This Agreement consists of (1) this document, including all terms and conditions listed herein, (2)
any Statement of Work entered into under this Agreement, and (3) any services description
entered into under this agreement.
The documents identified in this section of this Agreement constitute the entire agreement
between the parties to this Agreement concerning the subject matter hereof, and supersede any
other prior and contemporaneous communications. The terms of these documents shall control in
the following order: (i) this Agreement, and (ii) any Statement of Work or Services Description.
The terms of any purchase order or any general terms and conditions the Customer or its
Subdivisions maintain, other than those mandatory terms required by statute or regulation, do not
apply. This Agreement can be changed only by an amendment signed by both parties.
§ 3. Definitions.
In this agreement:
An “Affiliate” is any legal entity owned by Hasco Agency LLC, that owns Hasco Agency LLC, or is under
common ownership with Hasco Agency LLC.
“Confidential Information” is information marked or otherwise identified in writing by a party to
this contract as proprietary or confidential or that, under the circumstances surrounding the
disclosure, ought in good faith to be treated as proprietary or confidential. Confidential Information
includes non-public information regarding either party’s products, features, marketing and
promotions, and the negotiated terms of our agreements, except as otherwise required by action
of law.

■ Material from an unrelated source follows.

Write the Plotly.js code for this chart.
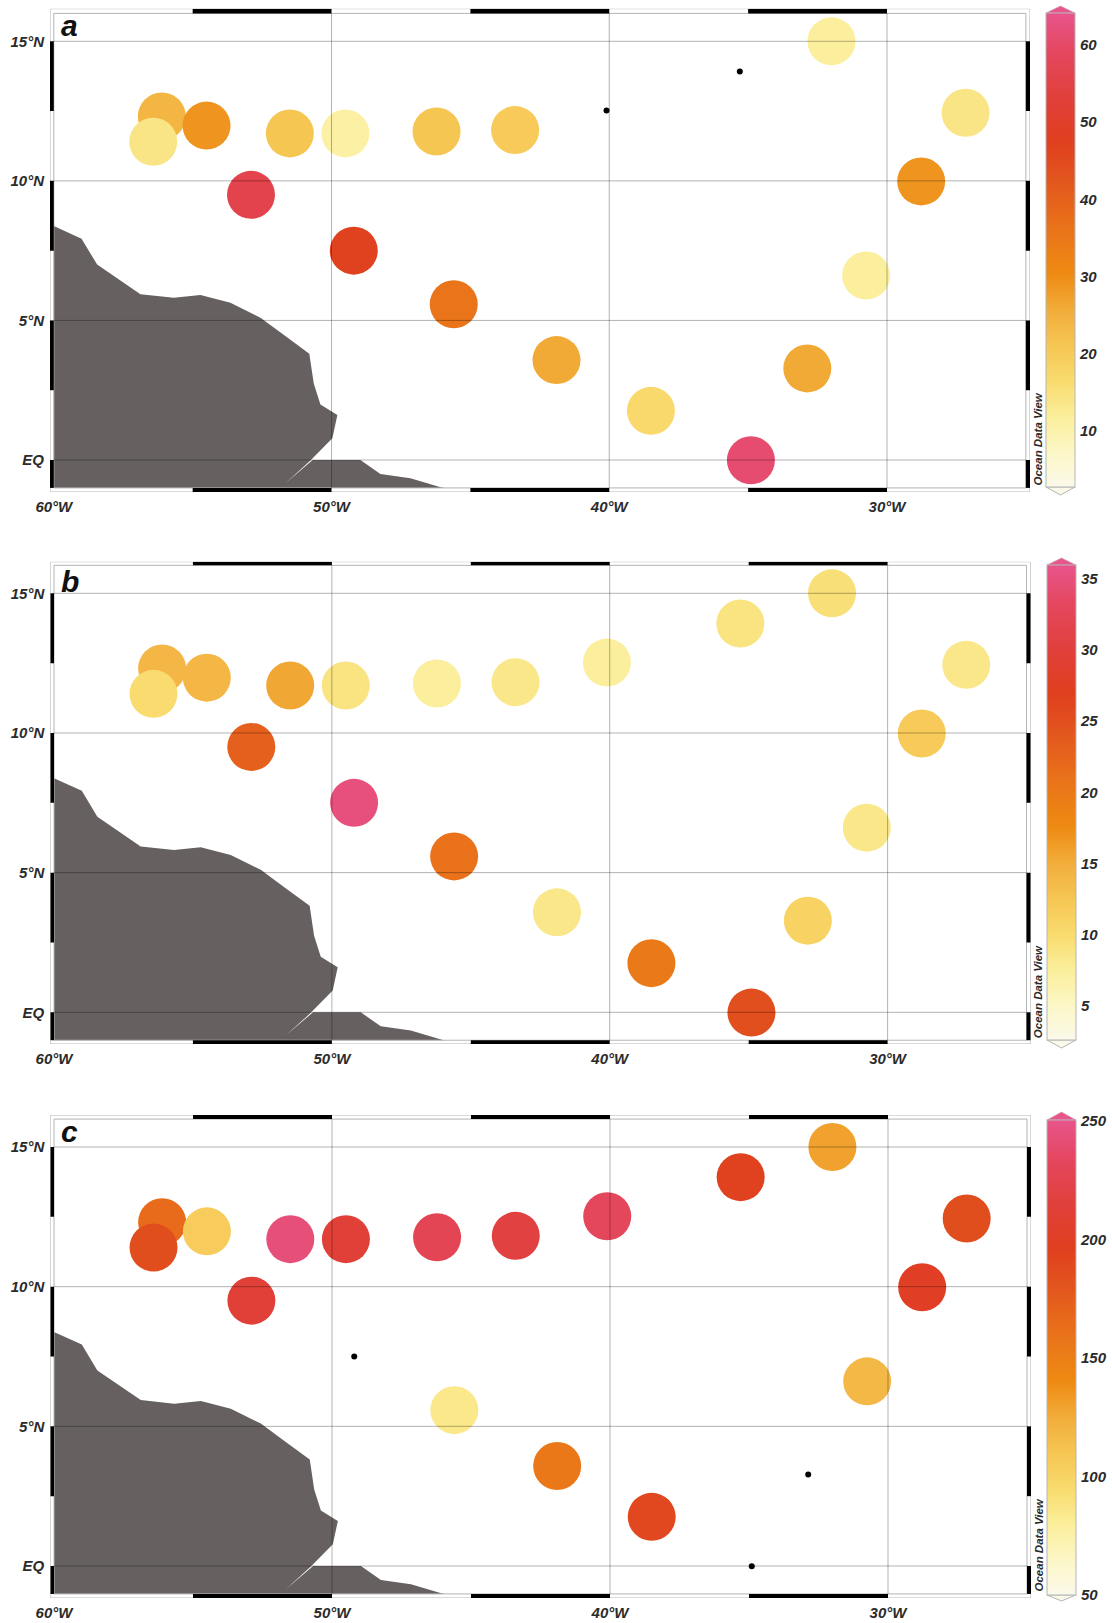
<!DOCTYPE html>
<html><head><meta charset="utf-8">
<script src="https://cdn.plot.ly/plotly-3.0.1.min.js"></script>
<style>html,body{margin:0;padding:0;background:#fff;overflow:hidden}#plot{width:1112px;height:1623px}</style>
</head><body><div id="plot"></div>
<script>
const stationLon=[-56.11,-56.42,-54.5,-51.5,-49.5,-46.22,-43.39,-40.1,-35.3,-32.0,-27.17,-28.77,-30.75,-32.87,-34.9,-38.5,-41.9,-45.6,-49.2,-52.9];
const stationLat=[12.31,11.4,11.98,11.7,11.7,11.77,11.82,12.52,13.92,15.0,12.44,9.98,6.61,3.28,-0.01,1.76,3.58,5.58,7.5,9.5];
const valuesA=[24,14,29,21,11,21,20,null,null,11.5,14,29,11.5,26,61,17,26,36,47,56];
const valuesB=[14,10,14,15.5,9,7.5,8.5,7.5,9,9.5,8.5,12,8.5,11,25,20,8.5,21,35,23];
const valuesC=[165,185,105,243,212,228,218,232,195,130,185,200,118,null,null,190,155,85,null,212];
const landLon=[-60,-59,-58.44,-56.88,-55.68,-54.72,-53.64,-52.56,-51.7,-50.8,-50.64,-50.4,-49.79,-49.97,-50.76,-51.66,-50.68,-48.96,-48.24,-47.16,-46.01,-45.9,-60];
const landLat=[8.38,7.93,7.0,5.94,5.81,5.91,5.63,5.1,4.47,3.81,2.74,1.99,1.61,0.78,-0.02,-0.83,0,0,-0.5,-0.65,-0.99,-1,-1];
const lonTicks=[-60,-50,-40,-30];
const lonLabels=['60°W','50°W','40°W','30°W'];
const latTicks=[0,5,10,15];
const latLabels=['EQ','5°N','10°N','15°N'];
const panelLetters=['a','b','c'];
const letterLat=[15.55,15.42,15.55];
const barTicksA=[10,20,30,40,50,60];
const barTicksB=[5,10,15,20,25,30,35];
const barTicksC=[50,100,150,200,250];
const oceanScale=[[0,'#fbf9ea'],[0.07,'#fcf7c8'],[0.15,'#fbee9a'],[0.22,'#f9dc70'],[0.3,'#f6c552'],[0.37,'#f2ae3c'],[0.45,'#ee8a12'],[0.55,'#e9721a'],[0.65,'#e2551e'],[0.73,'#e03f1f'],[0.82,'#e0403a'],[0.92,'#e44760'],[1,'#e8558c']];

const W=1112,H=1623;
const FONT='"Liberation Sans", Arial, sans-serif';
const TXT='#2b2b2b';
const panels=[
 {vals:valuesA,ticks:barTicksA,left:50,right:1030,top:8.7,bottom:492,yEq:460,y15:41.3,x60:53.8,x30:887,
  barL:1046,barR:1075,barTop:13,barBot:487,tipTop:6,tipBot:495,cmin:2.75,cmax:64.14},
 {vals:valuesB,ticks:barTicksB,left:50.3,right:1030.7,top:561.7,bottom:1044,yEq:1012.3,y15:593.3,x60:54,x30:887.6,
  barL:1047,barR:1076,barTop:565,barBot:1040,tipTop:558,tipBot:1048,cmin:2.59,cmax:35.98},
 {vals:valuesC,ticks:barTicksC,left:50.3,right:1031,top:1115,bottom:1598,yEq:1566,y15:1147,x60:54,x30:888,
  barL:1047,barR:1076,barTop:1120,barBot:1595,tipTop:1112,tipBot:1601,cmin:50,cmax:250.4}
];

const traces=[],shapes=[],annotations=[],layout={
 width:W,height:H,margin:{l:0,r:0,t:0,b:0,pad:0},paper_bgcolor:'#fff',plot_bgcolor:'#fff',showlegend:false,hovermode:false
};

panels.forEach((p,i)=>{
 const n=i===0?'':String(i+1), xa='x'+n, ya='y'+n;
 const pxLon=(p.x30-p.x60)/30, pxLat=(p.yEq-p.y15)/15;
 const lonMin=-60-(p.x60-p.left)/pxLon, lonMax=-60+(p.right-p.x60)/pxLon;
 const latMax=(p.yEq-p.top)/pxLat, latMin=(p.yEq-p.bottom)/pxLat;
 const tickFont={family:FONT,size:15,color:TXT,style:'italic',weight:'bold'};
 layout['xaxis'+n]={domain:[p.left/W,p.right/W],range:[lonMin,lonMax],anchor:ya,tickmode:'array',tickvals:lonTicks,ticktext:lonLabels,
   showgrid:false,zeroline:false,showline:false,ticks:'outside',ticklen:1,tickcolor:'rgba(0,0,0,0)',tickfont:tickFont};
 layout['yaxis'+n]={domain:[1-p.bottom/H,1-p.top/H],range:[latMin,latMax],anchor:xa,tickmode:'array',tickvals:latTicks,ticktext:latLabels,
   showgrid:false,zeroline:false,showline:false,ticks:'outside',ticklen:2,tickcolor:'rgba(0,0,0,0)',tickfont:tickFont};

 // land
 traces.push({type:'scatter',mode:'lines',x:landLon,y:landLat,xaxis:xa,yaxis:ya,fill:'toself',fillcolor:'#666160',line:{width:0},hoverinfo:'skip'});

 // stations with a value / without
 const lon=[],lat=[],val=[],dotLon=[],dotLat=[];
 p.vals.forEach((v,k)=>{ if(v===null){dotLon.push(stationLon[k]);dotLat.push(stationLat[k]);} else {lon.push(stationLon[k]);lat.push(stationLat[k]);val.push(v);} });
 const barLen=(p.barBot-p.barTop)/H;
 traces.push({type:'scatter',mode:'markers',x:lon,y:lat,xaxis:xa,yaxis:ya,hoverinfo:'skip',
  marker:{size:48,color:val,cmin:p.cmin,cmax:p.cmax,colorscale:oceanScale,line:{width:0},opacity:1,
   colorbar:{thickness:p.barR-p.barL,thicknessmode:'pixels',len:barLen,lenmode:'fraction',x:p.barL/W,xanchor:'left',xref:'paper',
    y:1-p.barBot/H,yanchor:'bottom',yref:'paper',xpad:0,ypad:0,outlinecolor:'#b5b5b5',outlinewidth:1,borderwidth:0,
    tickmode:'array',tickvals:p.ticks,ticktext:p.ticks.map(String),ticks:'outside',ticklen:2,tickcolor:'rgba(0,0,0,0)',
    tickfont:{family:FONT,size:15,color:TXT,style:'italic',weight:'bold'}}}});
 if(dotLon.length) traces.push({type:'scatter',mode:'markers',x:dotLon,y:dotLat,xaxis:xa,yaxis:ya,hoverinfo:'skip',marker:{size:6,color:'#000'}});

 // frame lines, then the black bands over them
 const frameLine={color:'#b4b4b4',width:1};
 shapes.push({type:'rect',xref:xa,yref:ya,x0:lonMin,x1:lonMax,y0:latMin,y1:latMax,layer:'above',line:frameLine});
 shapes.push({type:'rect',xref:xa,yref:ya,x0:-60,x1:-25,y0:-1,y1:16,layer:'above',line:frameLine});
 const rect=(x0,x1,y0,y1,fill)=>shapes.push({type:'rect',xref:xa,yref:ya,x0,x1,y0,y1,layer:'above',fillcolor:fill,line:{width:0}});
 [[-55,-50],[-45,-40],[-35,-30]].forEach(s=>{rect(s[0],s[1],16,latMax,'#000');rect(s[0],s[1],latMin,-1,'#000');});
 [[15,12.5],[10,7.5],[5,2.5],[0,-1]].forEach(s=>{rect(lonMin,-60,s[1],s[0],'#000');rect(-25,lonMax,s[1],s[0],'#000');});
 // graticule drawn over the land and the circles
 const grid={color:'rgba(0,0,0,0.3)',width:1};
 latTicks.forEach(v=>shapes.push({type:'line',xref:xa,yref:ya,x0:-60,x1:-25,y0:v,y1:v,layer:'above',line:grid}));
 lonTicks.slice(1).forEach(v=>shapes.push({type:'line',xref:xa,yref:ya,x0:v,x1:v,y0:-1,y1:16,layer:'above',line:grid}));

 // colour bar end points
 const fx=v=>v/W, fy=v=>1-v/H;
 const cx=(p.barL+p.barR)/2;
 shapes.push({type:'path',xref:'paper',yref:'paper',layer:'above',fillcolor:'#e8558c',line:{color:'#c9a0ad',width:0.6},
  path:`M${fx(p.barL)},${fy(p.barTop)}L${fx(cx)},${fy(p.tipTop)}L${fx(p.barR)},${fy(p.barTop)}Z`});
 shapes.push({type:'path',xref:'paper',yref:'paper',layer:'above',fillcolor:'#fbf9ea',line:{color:'#b5b5b5',width:1},
  path:`M${fx(p.barL)},${fy(p.barBot)}L${fx(cx)},${fy(p.tipBot)}L${fx(p.barR)},${fy(p.barBot)}Z`});

 annotations.push({xref:xa,yref:ya,x:-59.82,y:letterLat[i],text:panelLetters[i],showarrow:false,xanchor:'left',yanchor:'middle',
   font:{family:FONT,size:30,color:'#111',style:'italic',weight:'bold'}});
 annotations.push({xref:'paper',yref:'paper',x:(p.right+7)/W,y:1-(p.bottom-4)/H,text:'Ocean Data View',textangle:-90,showarrow:false,
   xanchor:'center',yanchor:'bottom',font:{family:FONT,size:11.5,color:TXT,style:'italic',weight:'bold'}});
});
layout.shapes=shapes;layout.annotations=annotations;
Plotly.newPlot('plot',traces,layout,{displayModeBar:false,staticPlot:true});
</script></body></html>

All beta products are confidential unless excepted in the section regarding Confidential
Information later in this agreement. Confidential information does not include information which:
(i) the recipient developed independently; (ii) the recipient knew before receiving it under the
relevant agreement; or (iii) is or subsequently becomes publicly available or is received from
another source, in both cases other than by a breach of an obligation of confidentiality.
“Customer” is defined as the company, organization, board, or agency referred to in Description
and Scope of this Agreement and that has signed this Agreement with Hasco Agency LLC.
“Customer” also refers to any subdivision of the Customer that signs a Statement of Work or
services description under this Agreement.
“Fixes” are bug fixes, workarounds, patches, beta fixes and beta builds of software products.
“Partners” are companies, organizations, or other entities within the same industry as Hasco Agency
LLC with which Hasco Agency LLC has an ongoing, legally defined professional or commercial
“Hasco Agency LLC” refers to the division of Hasco Agency LLC that has signed this Agreement or an
affiliate that signs a Statement of Work or services description under this Agreement.
“Service Deliverables” are computer code and related materials, other than fixes provided to
the Customer as a part of the performance of services.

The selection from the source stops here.